Critics and the young flamenco artists
How’s the relationship between young artists and flamenco critics?
How’s the relationship between young artists and flamenco critics? It’s a topic of particular interest for me, and I deal with it today in El Bordonazo in case it’s also of interest for you, dear readers. When I started working as a flamenco critic, almost forty years ago, sometimes I’d write about important flamenco artists, trying to get their attention. It was a way to make myself known among them, and to try to widen my readership. Sometimes I’d get very pleasant surprises.
Just imagine how much it would mean for a young critic of about 25 years old, having someone like Manolo Sanlúcarbothering to write me a letter, thanking me for a positive review, or someone like Camarón de la Isla telling me that he used to listen to my radio show whenever he was in Seville. They were two of my idols, and still are, thirty something years later. I remember that Manuel Mairena, one of my favourite cantaores back then, got upset with me due to a negative review I had written about him and he stopped talking to me for some time because of it. Yet one morning he phoned me at home to thank me for an article I had written stating that he was the best saetero of his generation, which he appreciated. “I want to let you know that, even as I have been upset with you, I admire your work”, the younger of the Mairena brothers told me.
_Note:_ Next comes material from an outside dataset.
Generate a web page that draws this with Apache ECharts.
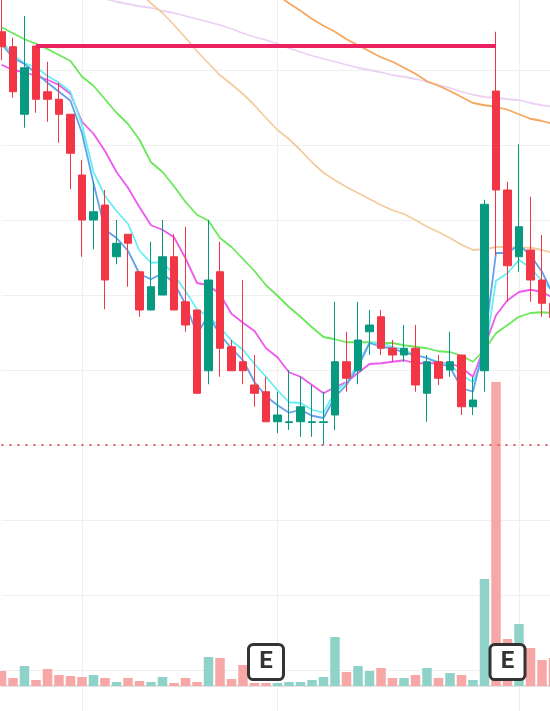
<!DOCTYPE html>
<html>
<head>
<meta charset="utf-8">
<style>
  html, body { margin: 0; padding: 0; background: #fff; }
  #chart { width: 550px; height: 711px; }
</style>
<script src="https://cdn.jsdelivr.net/npm/echarts@6/dist/echarts.min.js"></script>
</head>
<body>
<div id="chart"></div>
<script>
// trading days
const dates = [
  '08-14', '08-15', '08-16', '08-17', '08-18', '08-21', '08-22', '08-23', '08-24', '08-25',
  '08-28', '08-29', '08-30', '08-31', '09-01', '09-05', '09-06', '09-07', '09-08', '09-11',
  '09-12', '09-13', '09-14', '09-15', '09-18', '09-19', '09-20', '09-21', '09-22', '09-25',
  '09-26', '09-27', '09-28', '09-29', '10-02', '10-03', '10-04', '10-05', '10-06', '10-09',
  '10-10', '10-11', '10-12', '10-13', '10-16', '10-17', '10-18', '10-19', '10-20'
]

// [open, close, low, high]
const ohlc = [
  [25.51, 25.31, 25.13, 25.95], [25.31, 24.71, 24.63, 25.43], [24.41, 25.03, 24.23, 25.72],
  [25.32, 24.61, 24.43, 25.32], [24.71, 24.61, 24.31, 25.11], [24.61, 24.41, 24.03, 24.83],
  [24.41, 23.89, 23.41, 24.41], [23.60, 23.00, 22.51, 23.80], [23.00, 23.11, 22.61, 23.51],
  [23.20, 22.20, 21.81, 23.40], [22.51, 22.69, 22.41, 23.00], [22.81, 22.69, 22.11, 22.81],
  [22.31, 21.80, 21.71, 22.31], [21.80, 22.11, 21.80, 22.71], [22.00, 22.51, 22.00, 23.00],
  [22.51, 21.80, 21.80, 22.81], [21.91, 21.60, 21.51, 22.91], [21.80, 20.69, 20.69, 21.80],
  [20.99, 22.20, 20.81, 23.00], [22.31, 21.29, 20.91, 22.71], [21.31, 20.99, 20.99, 21.40],
  [21.11, 20.99, 20.81, 22.20], [20.80, 20.69, 20.51, 21.20], [20.71, 20.31, 20.31, 20.91],
  [20.31, 20.40, 20.16, 20.71], [20.30, 20.31, 20.20, 21.00], [20.31, 20.51, 20.11, 20.91],
  [20.30, 20.31, 20.11, 20.80], [20.30, 20.31, 20.00, 20.71], [20.40, 21.11, 20.20, 21.91],
  [21.11, 20.89, 20.71, 21.51], [20.99, 21.40, 20.81, 21.91], [21.51, 21.60, 21.20, 21.80],
  [21.71, 21.29, 21.20, 21.80], [21.29, 21.20, 21.11, 21.40], [21.20, 21.29, 21.11, 21.60],
  [21.29, 20.80, 20.71, 21.60], [20.69, 21.11, 20.31, 21.20], [21.11, 20.89, 20.80, 21.20],
  [21.00, 21.11, 20.91, 21.51], [21.20, 20.51, 20.40, 21.20], [20.51, 20.60, 20.40, 20.91],
  [20.99, 23.21, 20.71, 23.27], [24.72, 23.40, 22.53, 25.51], [23.40, 22.39, 21.91, 23.51],
  [22.51, 22.91, 22.31, 24.01], [22.60, 22.20, 21.91, 23.31], [22.20, 21.89, 21.71, 22.80],
  [21.89, 21.70, 21.60, 22.10]
]

// volume (x100k)
const volume = [
  1.5, 0.8, 2.0, 0.6, 1.7, 1.1, 1.0, 0.9, 1.1, 0.8,
  0.4, 0.8, 0.5, 0.4, 0.9, 0.3, 0.8, 0.4, 2.9, 2.8,
  0.7, 2.1, 0.3, 0.3, 0.3, 0.4, 0.4, 0.6, 0.9, 4.9,
  1.4, 2.0, 1.5, 1.8, 0.8, 0.8, 1.1, 1.8, 0.8, 1.3,
  1.1, 0.6, 10.7, 30.4, 4.7, 6.2, 3.8, 2.6, 2.8
]

const ma5 = [
  25.35, 25.16, 25.08, 24.96, 24.83, 24.71, 24.59, 24.16, 23.49, 22.87,
  22.76, 22.59, 22.28, 22.21, 22.29, 22.16, 21.88, 21.48, 21.73, 21.47,
  21.29, 21.13, 20.84, 20.65, 20.53, 20.43, 20.47, 20.39, 20.36, 20.64,
  20.80, 21.04, 21.36, 21.31, 21.29, 21.23, 21.20, 21.16, 21.09, 21.04,
  20.76, 20.71, 21.36, 22.56, 22.56, 22.67, 22.53, 22.31, 22.00
]
const ma10 = [
  25.39, 25.20, 25.09, 25.04, 24.92, 24.83, 24.71, 24.27, 23.64, 23.32,
  23.12, 22.95, 22.59, 22.43, 22.44, 22.27, 22.05, 21.81, 21.71, 21.57,
  21.39, 21.27, 21.08, 20.91, 20.73, 20.57, 20.56, 20.47, 20.43, 20.71,
  20.83, 21.09, 21.36, 21.36, 21.31, 21.27, 21.20, 21.16, 21.11, 21.07,
  20.93, 20.84, 21.17, 22.19, 22.29, 22.47, 22.36, 22.19, 22.04
]
const ma20 = [
  25.07, 25.00, 24.97, 24.92, 24.87, 24.80, 24.68, 24.31, 24.15, 23.92,
  23.64, 23.43, 23.17, 22.93, 22.87, 22.77, 22.49, 22.16, 22.13, 22.01,
  21.75, 21.63, 21.52, 21.29, 21.17, 20.97, 20.91, 20.80, 20.69, 20.77,
  20.84, 20.96, 21.08, 21.09, 21.11, 21.13, 21.09, 21.09, 21.09, 21.09,
  21.03, 20.91, 21.31, 21.73, 21.93, 22.04, 22.07, 22.04, 21.96
]
const ma30 = [
  25.57, 25.49, 25.41, 25.35, 25.28, 25.20, 25.12, 24.91, 24.79, 24.61,
  24.43, 24.28, 24.07, 23.77, 23.64, 23.45, 23.24, 23.07, 22.99, 22.76,
  22.64, 22.48, 22.32, 22.13, 21.99, 21.84, 21.71, 21.57, 21.44, 21.41,
  21.37, 21.37, 21.37, 21.36, 21.36, 21.33, 21.31, 21.29, 21.25, 21.24,
  21.19, 21.11, 21.27, 21.49, 21.60, 21.71, 21.76, 21.77, 21.76
]
const ma60 = [
  27.93, 27.77, 27.61, 27.45, 27.29, 27.13, 26.97, 26.81, 26.65, 26.49,
  26.33, 26.19, 26.04, 25.89, 25.76, 25.60, 25.43, 25.25, 25.09, 24.93,
  24.81, 24.68, 24.53, 24.36, 24.20, 24.08, 23.93, 23.77, 23.63, 23.53,
  23.44, 23.36, 23.28, 23.20, 23.13, 23.08, 23.00, 22.91, 22.84, 22.76,
  22.67, 22.60, 22.61, 22.64, 22.64, 22.63, 22.63, 22.60, 22.56
]
const ma120 = [
  28.72, 28.60, 28.49, 28.37, 28.27, 28.15, 28.04, 27.92, 27.81, 27.69,
  27.59, 27.47, 27.36, 27.24, 27.13, 27.01, 26.91, 26.79, 26.68, 26.56,
  26.45, 26.33, 26.23, 26.11, 26.00, 25.89, 25.79, 25.68, 25.59, 25.51,
  25.41, 25.33, 25.25, 25.17, 25.11, 25.03, 24.95, 24.85, 24.79, 24.72,
  24.64, 24.56, 24.53, 24.51, 24.47, 24.41, 24.35, 24.32, 24.28
]
const ma250 = [
  26.29, 26.25, 26.21, 26.17, 26.13, 26.09, 26.05, 26.01, 25.97, 25.95,
  25.91, 25.88, 25.85, 25.83, 25.79, 25.76, 25.72, 25.68, 25.64, 25.60,
  25.55, 25.49, 25.44, 25.40, 25.35, 25.29, 25.24, 25.19, 25.15, 25.11,
  25.07, 25.03, 25.00, 24.97, 24.93, 24.91, 24.88, 24.84, 24.80, 24.76,
  24.71, 24.67, 24.64, 24.63, 24.61, 24.60, 24.56, 24.53, 24.51
]

const gridDays = [7, 24, 45]      // vertical separators
const earningsDays = [23, 44]     // "E" badges
const resistance = { from: 3, to: 43, price: 25.32 }
const supportPrice = 20

const up = '#089981'
const down = '#f23645'
const upVol = '#8fd3c8'
const downVol = '#f7a7a5'

// rounded square with small corners
const badge = 'path://M5,0H31A5,5 0 0 1 36,5V31A5,5 0 0 1 31,36H5A5,5 0 0 1 0,31V5A5,5 0 0 1 5,0Z'

const chart = echarts.init(document.getElementById('chart'))

function maLine(name, data, color) {
  return {
    name: name,
    type: 'line',
    data: data,
    symbol: 'none',
    z: 2,
    lineStyle: { color: color, width: 1.8 }
  }
}

const volData = volume.map(function (v, i) {
  const isUp = ohlc[i][1] >= ohlc[i][0]
  return { value: v, itemStyle: { color: isUp ? upVol : downVol } }
})

chart.setOption({
  animation: false,
  grid: [
    { left: 1.5, right: -3.5, top: -5, bottom: -34, outerBoundsMode: 'none' },
    { left: 1.5, right: -3.5, top: 376, bottom: 25, outerBoundsMode: 'none' }
  ],
  xAxis: [
    {
      type: 'category',
      data: dates,
      boundaryGap: false,
      axisLine: { show: false },
      axisTick: { show: false },
      axisLabel: { show: false },
      splitLine: {
        show: true,
        interval: function (index) {
          return gridDays.indexOf(index) >= 0
        },
        lineStyle: { color: '#eeeeee', width: 1 }
      }
    },
    {
      type: 'category',
      gridIndex: 1,
      data: dates,
      boundaryGap: false,
      axisLine: { show: true, lineStyle: { color: '#e3e3e3', width: 2 } },
      axisTick: { show: false },
      axisLabel: { show: false },
      splitLine: { show: false }
    }
  ],
  yAxis: [
    {
      type: 'value',
      min: 16,
      max: 26,
      interval: 1,
      axisLine: { show: false },
      axisTick: { show: false },
      axisLabel: { show: false },
      splitLine: { show: true, lineStyle: { color: '#f0f0f0', width: 1 } }
    },
    {
      type: 'value',
      gridIndex: 1,
      min: 0,
      max: 31,
      show: false,
      splitLine: { show: false }
    }
  ],
  series: [
    maLine('MA250', ma250, '#ebd2f2'),
    maLine('MA120', ma120, '#f6a65e'),
    maLine('MA60', ma60, '#f5cba0'),
    maLine('MA30', ma30, '#6ae85a'),
    maLine('MA20', ma20, '#ee58ee'),
    maLine('MA10', ma10, '#66eef0'),
    maLine('MA5', ma5, '#63a1ea'),
    {
      name: 'price',
      type: 'candlestick',
      data: ohlc,
      barWidth: 8,
      clip: false,
      z: 3,
      itemStyle: {
        color: up,
        color0: down,
        borderColor: up,
        borderColor0: down,
        borderWidth: 1
      },
      markLine: {
        symbol: 'none',
        silent: true,
        label: { show: false },
        data: [
          {
            yAxis: supportPrice,
            lineStyle: { color: '#e2586a', width: 2, type: [2, 6] }
          },
          [
            { coord: [dates[resistance.from], resistance.price] },
            {
              coord: [dates[resistance.to], resistance.price],
              lineStyle: { color: '#ea2260', width: 4, type: 'solid' }
            }
          ]
        ]
      }
    },
    {
      name: 'volume',
      type: 'bar',
      xAxisIndex: 1,
      yAxisIndex: 1,
      data: volData,
      barWidth: 9.5,
      clip: false
    },
    {
      name: 'earnings',
      type: 'scatter',
      xAxisIndex: 1,
      yAxisIndex: 1,
      data: earningsDays.map(function (i) { return [dates[i], 2.4] }),
      symbol: badge,
      symbolSize: 35,
      z: 5,
      itemStyle: { color: '#ffffff', borderColor: '#333333', borderWidth: 3, opacity: 1 },
      label: {
        show: true,
        position: 'inside',
        formatter: 'E',
        color: '#333333',
        fontSize: 24,
        fontWeight: 'bold',
        fontFamily: 'Roboto'
      }
    }
  ]
})
</script>
</body>
</html>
Frankly I have no complaints about the relationship I have with today’s artists, the youngest ones, who usually treat me with respect, perhaps because of my age. Some could have been my sons of daughters, and I’ve seen them grow in cante, baile and toque. I like some of them, but others not much, because flamenco artists aren’t like gold coins, which everyone likes. When I write, I’m usually sincere: if I don’t like something, I say so. A while back I stopped writing album reviews because I had some bad experiences with those self-professed geniuses of our days who aren’t prone to modesty: “Do you know anything about music, by any chance…?”, asked me one cantaor who’s often out of tune, whose name I rather omit, lest I harm his reputation. “Where have you studied for your critic career?” asked another. I could mention dozens of examples, but it’s not worth it.
Without generalizing, I think that some don’t give any value to the experience of the critics who have been thirty years or more writing about flamenco in newspapers or talking about it in radio shows. Yet, that’s just my opinion, of course. Indeed, the flamenco critic career can’t be studied anywhere. Actually, I wanted to be a cantaor, but I realized it wasn’t for me, because I didn’t had duende and lacked talent.
I don’t have a degree in Journalism, I’m just a journalist by trade. I don’t have a degree in Literature either, I just write because one day I discovered that writing was my best way to communicate and of telling the stories I needed to tell. In fact, I don’t even have an elementary school certificate, because I dropped out of school when I was 12, to help ensuring that we’d have at least one hot meal per week at home. In theory, I’m a functioning illiterate. Rather, I was, because I’ve learned one thing or two in all these years, about flamenco and about many other things, but I don’t want to brag.
Yet, it seems that for some of these young artists the academic degrees is all that really matters, not the experience of having listened to all the great artists of this genre, some of which were already great stars before my parents were born. Is that less important than having a doctorate in Flamenco, knowing how to read sheet music or being an expert in contemporary stage sets?